Interpreting Contracts in English Law - Exclusion Clauses

Exclusion Clauses

See also: Exclusion clause

In order to tackle the unfairness that can result from the use of exclusion clauses, courts have a variety of tools at their disposal. They can,

  1. choose to not incorporate a term, e.g. Thornton v Shoe Lane Parking Ltd
  2. interpret a clause restrictively, e.g. Hollier v Rambler Motors Ltd
  3. restrict its effect through construction with an implied term, e.g. Johnstone v Bloomsbury Health Authority
  4. apply the Unfair Contract Terms Act 1977
  5. apply the Unfair Terms in Consumer Contracts Regulations 1999

But before 1977, legislation to directly regulate unfair terms did not exist, and jurisprudence on implied terms was underdeveloped. Even now, with one notable exception, the courts have not accepted that they have any inherent jurisdiction to control unfair terms. It is only under legislation that authority appears to exist. This meant that modes of interpretation were much more important to control unfair terms.
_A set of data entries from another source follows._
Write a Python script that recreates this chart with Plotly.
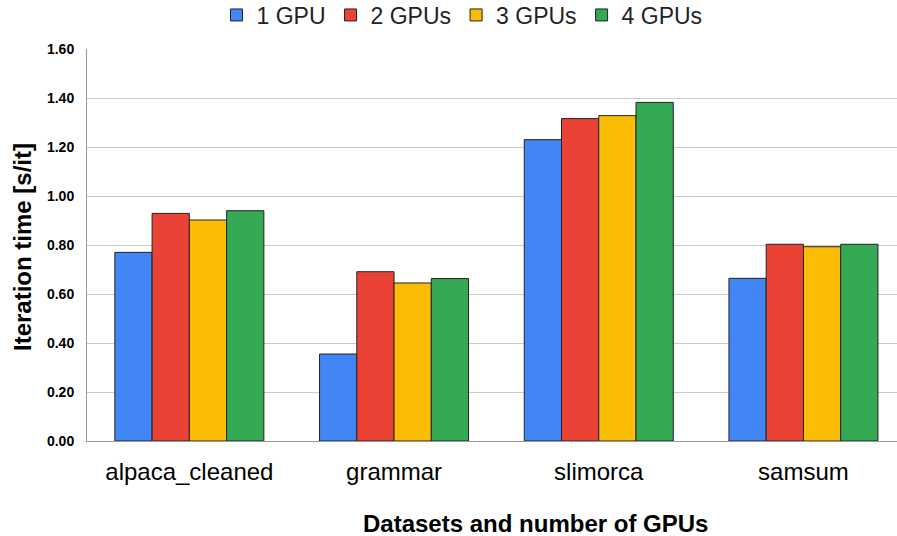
import plotly.graph_objects as go

datasets = ["alpaca_cleaned", "grammar", "slimorca", "samsum"]
series_names = ["1 GPU", "2 GPUs", "3 GPUs", "4 GPUs"]
gpu1 = [0.770, 0.355, 1.230, 0.664]
gpu2 = [0.929, 0.691, 1.316, 0.803]
gpu3 = [0.902, 0.645, 1.328, 0.793]
gpu4 = [0.940, 0.663, 1.382, 0.803]
colors = ["#4285F4", "#EA4335", "#FBBC04", "#34A853"]
y_ticks = [0, 0.2, 0.4, 0.6, 0.8, 1.0, 1.2, 1.4, 1.6]

fig = go.Figure()
for name, vals, c in zip(series_names, [gpu1, gpu2, gpu3, gpu4], colors):
    fig.add_trace(go.Bar(x=datasets, y=vals, name=name,
                         marker=dict(color=c, line=dict(color="#222222", width=1))))

W, H = 897, 536
L, T, B = 87, 49, 95
PW, PH = W - L, H - T - B

def px_x(x):
    return (x - L) / PW

def px_y(y):
    return (H - B - y) / PH

fig.update_layout(
    width=W, height=H,
    margin=dict(l=L, r=0, t=T, b=B, autoexpand=False),
    paper_bgcolor="white", plot_bgcolor="white",
    barmode="group", bargap=0.272, bargroupgap=0,
    font=dict(family="Liberation Sans, Arial, sans-serif", color="#000000"),
    legend=dict(orientation="h", x=px_x(462), xanchor="center", y=px_y(15), yanchor="middle",
                font=dict(size=23, color="#222222"), traceorder="normal",
                bgcolor="rgba(0,0,0,0)"),
    showlegend=True,
    annotations=[
        dict(text="<b>Datasets and number of GPUs</b>", xref="paper", yref="paper",
             x=px_x(535), y=px_y(523), xanchor="center", yanchor="middle", showarrow=False,
             font=dict(size=24, color="#000000")),
        dict(text="<b>Iteration time [s/it]</b>", xref="paper", yref="paper", textangle=-90,
             x=px_x(23), y=px_y(247), xanchor="center", yanchor="middle", showarrow=False,
             font=dict(size=24, color="#000000")),
    ],
)
fig.update_xaxes(
    range=[-0.5, 3.457], showgrid=False, showline=True, linecolor="#999999", linewidth=1,
    tickfont=dict(size=24, color="#000000"), ticks="", ticklabelstandoff=9, automargin=False,
)
fig.update_yaxes(
    range=[0, 1.6], tickvals=y_ticks, tickformat=".2f", showgrid=True, gridcolor="#cccccc",
    gridwidth=1, showline=True, linecolor="#999999", linewidth=1, zeroline=False,
    tickfont=dict(size=14, color="#000000", weight="bold"), ticks="", ticklabelstandoff=9,
    automargin=False,
)
fig.write_html("out.html", config={"displayModeBar": False},
               post_script="document.body.style.margin='0';document.body.style.overflow='hidden';")
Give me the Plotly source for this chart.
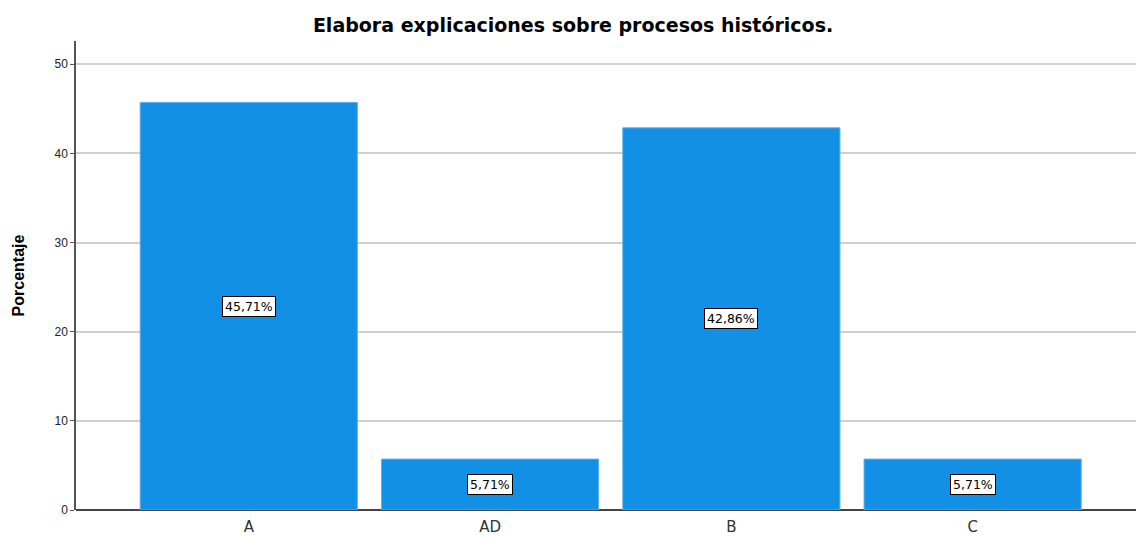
import plotly.graph_objects as go

categories = ["A", "AD", "B", "C"]
values = [45.71, 5.71, 42.86, 5.71]
labels = ["45,71%", "5,71%", "42,86%", "5,71%"]
y_ticks = [0, 10, 20, 30, 40, 50]

fig = go.Figure()
fig.add_trace(go.Bar(
    x=categories, y=values,
    marker=dict(color="#1290E6", line=dict(color="#5BB0EE", width=1)),
    width=0.9, hoverinfo="skip",
))

for c, v, t in zip(categories, values, labels):
    fig.add_annotation(
        x=c, y=v / 2, xref="x", yref="y", text=t, showarrow=False,
        font=dict(family="DejaVu Sans", size=12.5, color="black"),
        bgcolor="white", bordercolor="black", borderwidth=1, borderpad=2,
    )

fig.update_layout(
    width=1137, height=537,
    margin=dict(l=76, r=1, t=41, b=27),
    plot_bgcolor="white", paper_bgcolor="white",
    showlegend=False,
    title=dict(text="<b>Elabora explicaciones sobre procesos históricos.</b>",
               x=0.504, xanchor="center", y=0.953, yanchor="middle",
               font=dict(family="DejaVu Sans", size=19, color="black")),
    xaxis=dict(range=[-0.716, 3.677], showgrid=False, showline=False, automargin=False,
               ticks="", tickfont=dict(family="DejaVu Sans", size=15, color="#333"),
               ticklabelstandoff=6, zeroline=False),
    yaxis=dict(range=[0, 52.6], tickvals=y_ticks, showgrid=True, gridcolor="#D0D0D0",
               gridwidth=1.5, showline=True, linecolor="#555", linewidth=1.5,
               ticks="outside", ticklen=4, tickcolor="#555", automargin=False,
               tickfont=dict(family="Arial, Liberation Sans", size=12, color="#222"),
               zeroline=True, zerolinecolor="#444", zerolinewidth=1.5,
               title=dict(text="<b>Porcentaje</b>", standoff=26,
                          font=dict(family="Liberation Sans Narrow, Arial Narrow, Liberation Sans", size=16, color="black"))),
)

fig.write_html("out.html", config={"displayModeBar": False},
               post_script="document.body.style.margin='0';document.body.style.padding='0';")
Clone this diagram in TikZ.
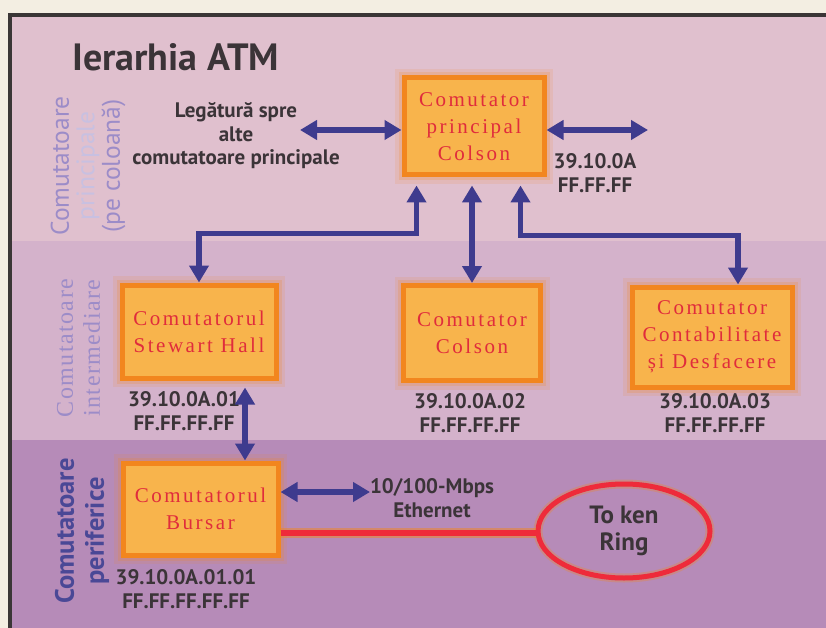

In Gillespie Bros v Roy Bowles Ltd Lord Denning remarked,

judges have… time after time, sanctioned a departure from the ordinary meaning. They have done it under the guise of ‘construing’ the clause. They assume that the party cannot have intended anything so unreasonable. So they construe the clause ‘strictly’. They cut down the ordinary meaning of the words and reduce them to reasonable proportions. They use all their skill and art to that end.

But apart from Lord Denning, courts are still unwilling to reserve for themselves an explicit role to regulate contractual terms that could result in manifest unfairness. They have left the job to Parliament.